Madison Bumgarner is still the San Francisco Giants Ace
2017: The Year of the Cutter
There has been a lot written about Madison Bumgarner and his “decline”. A lot has been made of his dip in fastball velocity, his hard hit percentages, and barrel rates as reasons to believe that Bumgarner’s best years are behind him. However, Madison Bumgarner is a 29-year-old pitcher, not the family dog.
Bumgarner definitely doesn’t look like a player who should be “sent off to a farm upstate”. Even Bumgarner said in a recent interview with Henry Schulman of the San Francisco Chronicle that coming back too soon from injuries could have contributed to his dip in velocity. That theory could also be applied to his ability to locate his pitches, which could justify the uptick in barrel rates and hard hit percentages.
The 2017 season was a lost season for the Giants. Even before Bumgarner hit the disabled list by getting into a pretty cool (or uncool depending on who you ask) dirtbike injury, the Giants were not off to a good start. The Giants were 6-11 when Bumgarner hit the DL April 21st and were 35-57 when he returned from the DL July 15th. Although, it seemed like a lost season, Bumgarner seemed to use it as an opportunity to experiment. In the previously mentioned article, Bumgarner mentions feeling like his velocity was “normal” prior to the dirtbike incident. Pitch/fx backs that up. Below is a table of Bumgarner’s average fastball velocity throughout the 2017 season.
As the Giants season continued to be a proverbial dirtbike crash and Bumgarner tried to remain effective despite his drop in velocity, he used it as an opportunity to work on his cutter. For the majority of Bumgarner’s career he featured a “slider”, but for whatever reason Statcast started classifying this pitch as a cutter in 2017. So, cutter/slider, hereafter this pitch will be referred to as a cutter. Bumgarner ended up throwing his cutter a lot. He started the season throwing fastballs to cutters at roughly a 2:1 ratio and by the end of the season he was essentially throwing one cutter for every fastball. Here is a table noting Bumgarner’s 2017 fastball to Cutter use according to Pitch/fx.

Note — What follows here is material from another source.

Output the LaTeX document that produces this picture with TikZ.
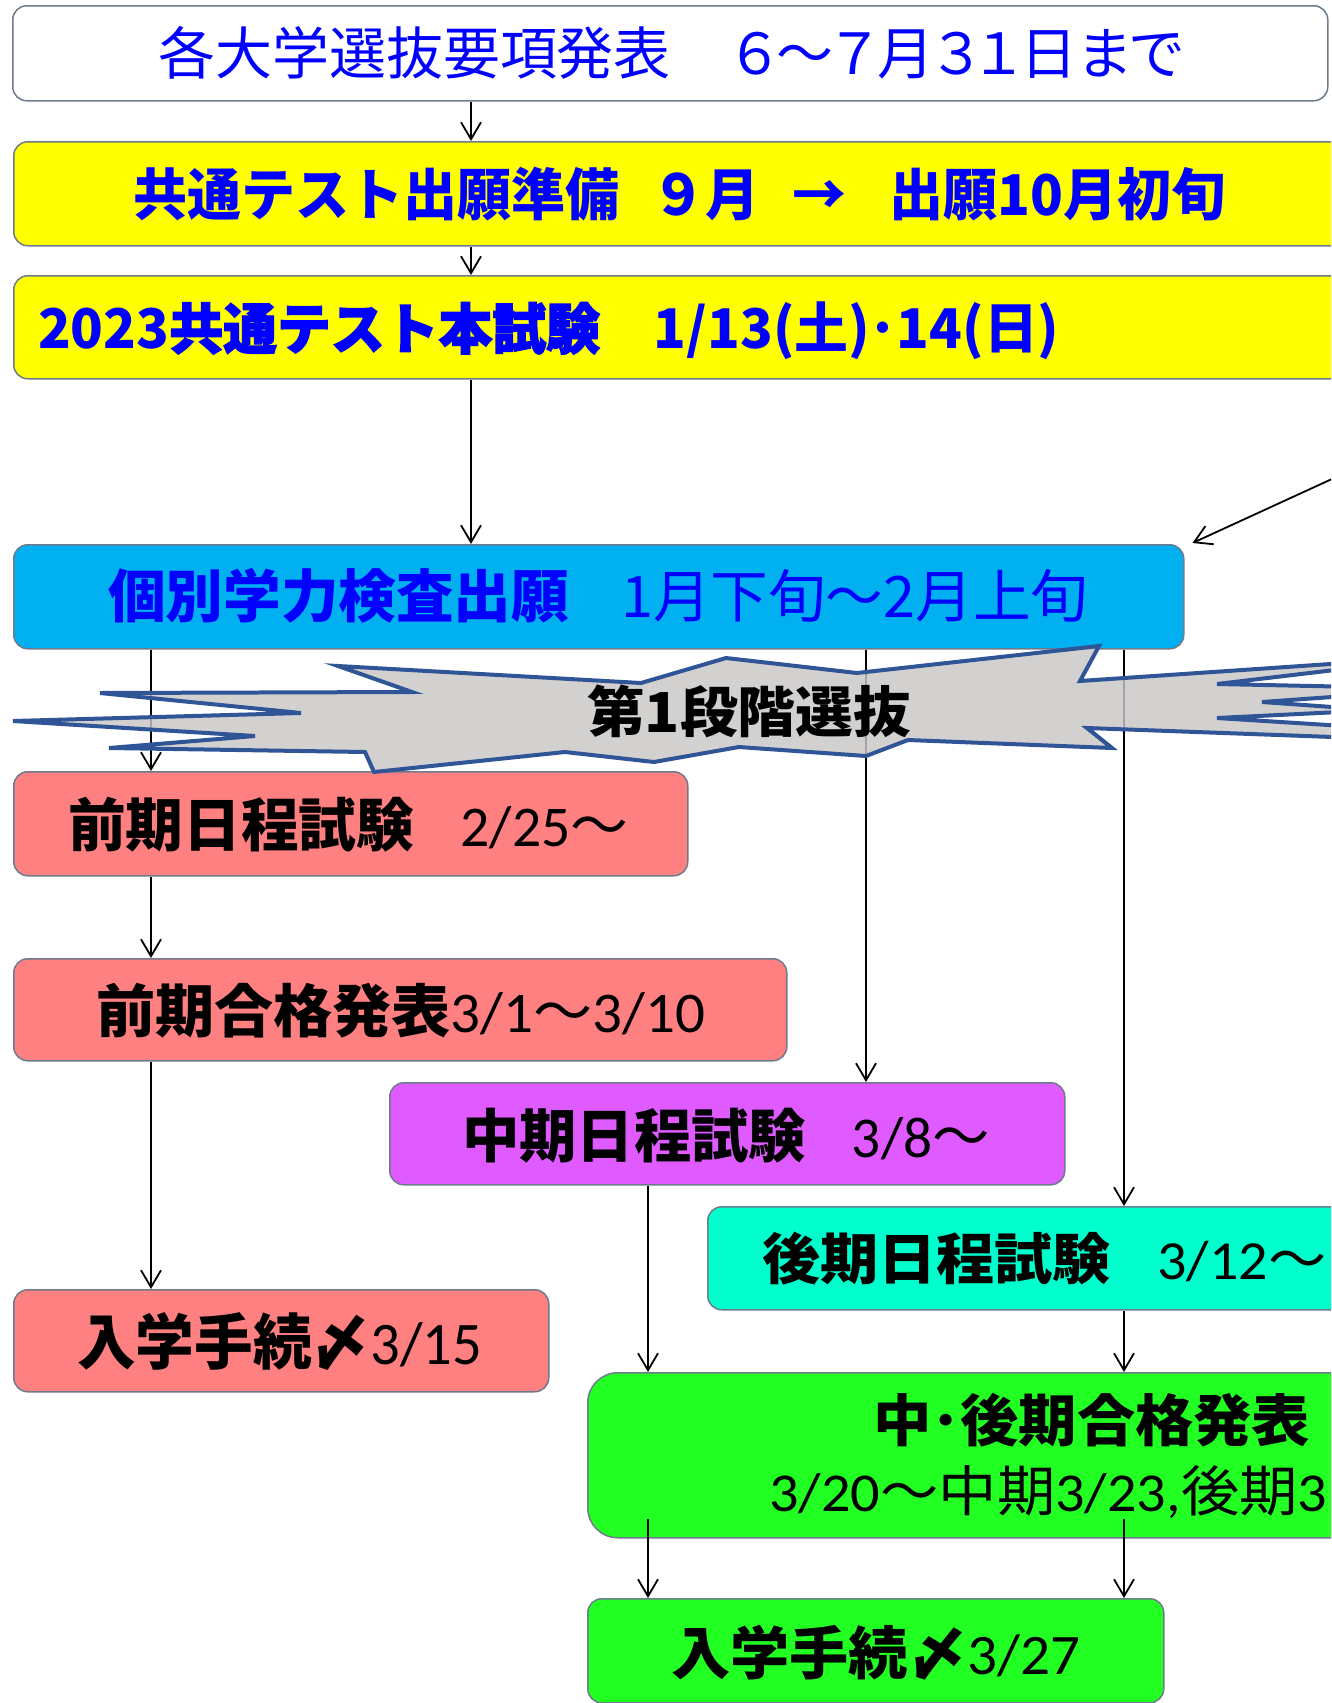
\documentclass[tikz,border=0pt]{standalone}
\usepackage{fontspec}
\usepackage{graphicx}
\usetikzlibrary{arrows.meta,calc}
\newfontfamily\jp{Noto Sans CJK JP}
\newfontfamily\jpp{Noto Sans CJK JP}[RawFeature=+palt]
\newfontfamily\jpheavy{Noto Sans CJK JP}[FakeBold=2.4]
\newfontfamily\latf{Carlito}
\newcommand{\fitto}[3]{\resizebox*{#1pt}{#2pt}{#3}}
\definecolor{tblue}{HTML}{0000FF}
\definecolor{bord}{HTML}{6D7B8D}
\definecolor{yel}{HTML}{FFFF00}
\definecolor{cyanb}{HTML}{00B0F0}
\definecolor{salmonb}{HTML}{FF8080}
\definecolor{violetb}{HTML}{DF5BFF}
\definecolor{aquab}{HTML}{00FFCC}
\definecolor{greenb}{HTML}{22FF22}
\definecolor{starfill}{HTML}{C9C6C6}
\definecolor{starline}{HTML}{2F5597}
\begin{document}
\begin{tikzpicture}[x=1pt,y=-1pt,
  box/.style={draw=bord, line width=1.5pt, rounded corners=14pt, inner sep=0pt, anchor=north west},
  txt/.style={inner sep=0pt, anchor=north west},
  arr/.style={draw=black, line width=1.8pt, -{Straight Barb[length=17pt,width=20pt,line width=1.8pt]}}]
\useasboundingbox (0,0) rectangle (1331,1703);
\clip (0,0) rectangle (1331,1703);
% boxes
\node[box, fill=white, minimum width=1315pt, minimum height=95pt] (b1) at (12,5) {};
\node[box, fill=yel, minimum width=1400pt, minimum height=104pt] (b2) at (13,141) {};
\node[box, fill=yel, minimum width=1400pt, minimum height=103pt] (b3) at (13,275) {};
\node[box, fill=cyanb, minimum width=1170pt, minimum height=104pt] (b4) at (13,544) {};
\node[box, fill=salmonb, minimum width=674pt, minimum height=104pt] (b5) at (13,771) {};
\node[box, fill=salmonb, minimum width=773pt, minimum height=102pt] (b6) at (13,958) {};
\node[box, fill=violetb, minimum width=675pt, minimum height=102pt] (b7) at (389,1082) {};
\node[box, fill=aquab, minimum width=700pt, minimum height=103pt] (b8) at (707,1206) {};
\node[box, fill=salmonb, minimum width=535pt, minimum height=102pt] (b9) at (13,1289) {};
\node[box, fill=greenb, rounded corners=30pt, minimum width=1000pt, minimum height=165pt] (b10) at (587,1372) {};
\node[box, fill=greenb, minimum width=576pt, minimum height=104pt] (b11) at (587,1598) {};
% texts
\node[txt, text=tblue] (t1) at (158,26) {\fitto{1024}{53}{\jp 各大学選抜要項発表\hspace{1.1em}{\jpp ６～７月３１日まで}}};
\node[txt, text=tblue] (t2) at (133,167) {\fitto{1092}{54}{\jp\bfseries 共通テスト出願準備\hspace{0.6em}９月\hspace{0.6em}→\hspace{0.8em}出願10月初旬}};
\node[txt, text=tblue] (t3) at (38,302) {\fitto{1021}{58}{\jp\bfseries 2023{\jpheavy\bfseries 共通テスト本試験}\hspace{1em}1/13(土)･14(日)}};
\node[txt, text=tblue] (t4) at (108,568) {\fitto{980}{55}{{\jp\bfseries 個別学力検査出願}\hspace{0.9em}{\jp 1月下旬～2月上旬}}};
\node[txt] (t5) at (68,797) {\fitto{560}{55}{{\jp\bfseries 前期日程試験}\hspace{0.8em}{\latf 2/25}{\jp ～}}};
\node[txt] (t6) at (96,983) {\fitto{609}{55}{{\jp\bfseries 前期合格発表}{\latf 3/1}{\jp ～}{\latf 3/10}}};
\node[txt] (t7) at (462,1108) {\fitto{527}{55}{{\jp\bfseries 中期日程試験}\hspace{0.8em}{\latf 3/8}{\jp ～}}};
\node[txt] (t8) at (762,1232) {\fitto{564}{53}{{\jp\bfseries 後期日程試験}\hspace{0.8em}{\latf 3/12}{\jp ～}}};
\node[txt] (t9) at (77,1312) {\fitto{405}{58}{{\jp\bfseries 入学手続〆}{\latf 3/15}}};
\node[txt] (t10a) at (873,1393) {\fitto{437}{54}{\jp\bfseries 中･後期合格発表}};
\node[txt] (t10b) at (769,1465) {\fitto{558}{53}{{\latf 3/20}{\jp ～中期}{\latf 3/23,}{\jp 後期}{\latf 3}}};
\node[txt] (t11) at (671,1625) {\fitto{409}{55}{{\jp\bfseries 入学手続〆}{\latf 3/27}}};
% connectors
\coordinate (xa) at (471,0);
\coordinate (xb) at (151,0);
\coordinate (xc) at (866,0);
\coordinate (xd) at (1124,0);
\coordinate (xe) at (648,0);
\coordinate (src) at (1345,473);
\draw[arr] (xa |- b1.south) -- (xa |- b2.north);
\draw[arr] (xa |- b2.south) -- (xa |- b3.north);
\draw[arr] (xa |- b3.south) -- (xa |- b4.north);
\draw[arr] (src) -- ($(b4.north east)+(8,-1)$);
\draw[arr] (xb |- b4.south) -- (xb |- b5.north);
\draw[arr] (xc |- b4.south) -- (xc |- b7.north);
\draw[arr] (xd |- b4.south) -- (xd |- b8.north);
\draw[arr] (xb |- b5.south) -- (xb |- b6.north);
\draw[arr] (xb |- b6.south) -- (xb |- b9.north);
\draw[arr] (xe |- b7.south) -- (xe |- b10.north);
\draw[arr] (xd |- b8.south) -- (xd |- b10.north);
\draw[arr] ($(xe |- b10.south)+(0,-20)$) -- (xe |- b11.north);
\draw[arr] ($(xd |- b10.south)+(0,-20)$) -- (xd |- b11.north);
% star
\draw[fill=starfill, fill opacity=0.82, draw=starline, line width=4pt, line join=miter]
  (13,721) -- (301,713) -- (100,693) -- (412,692) -- (338,666) -- (641,683) -- (726,658)
  -- (857,673) -- (1099,646) -- (1080,681) -- (1360,662) -- (1360,667)
  -- (1217,684) -- (1360,687) -- (1360,695) -- (1262,702) -- (1360,709)
  -- (1360,711) -- (1217,718) -- (1360,727) -- (1360,738)
  -- (1087,728) -- (1112,748) -- (908,740) -- (866,756) -- (739,747) -- (654,762)
  -- (565,752) -- (374,772) -- (365,752) -- (109,748) -- (255,736) -- cycle;
\node[txt] (st) at (587,685) {\fitto{324}{53}{\jp\bfseries 第1段階選抜}};
\end{tikzpicture}
\end{document}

You can see based on Bumgarner’s much heavier usage of cutter from August and September 2017, that his cutter overtook his fastball as his primary pitch. Weather he felt more comfortable throwing his cutter because of his decreased velocity or he made a conscious decision to make his cutter his primary pitch, the numbers indicate there was a concerted effort to throw more cutters.
Another interesting correlation from his 2017 numbers is that Bumgarner had his worst month statistically in September. Going back to the first table you’ll find that Bumgarner’s biggest difference in velocity between his fastball and his cutter was also in September. Perhaps the effectiveness of Bumgarner’s cutter is dependent on the difference in velocity with his fastball.
When his cutter velocity is within roughly 4 mph of his fastball as it was in April, July and August 2017 he was his most effective. When the difference in velocity increased to a 5+mph in September, Bumgarner didn’t seem to be as effective. I can’t say for a fact this is the reason that Bumgarner struggled in September of 2017 compared to the other months, but it could speak to the effectiveness of his cutter. Perhaps, the closer his cutter is in velocity to his fastball, the more deceptive his cutter is, therefore his cutter is more effective. This is just a theory, but it is my theory, so I am probably right.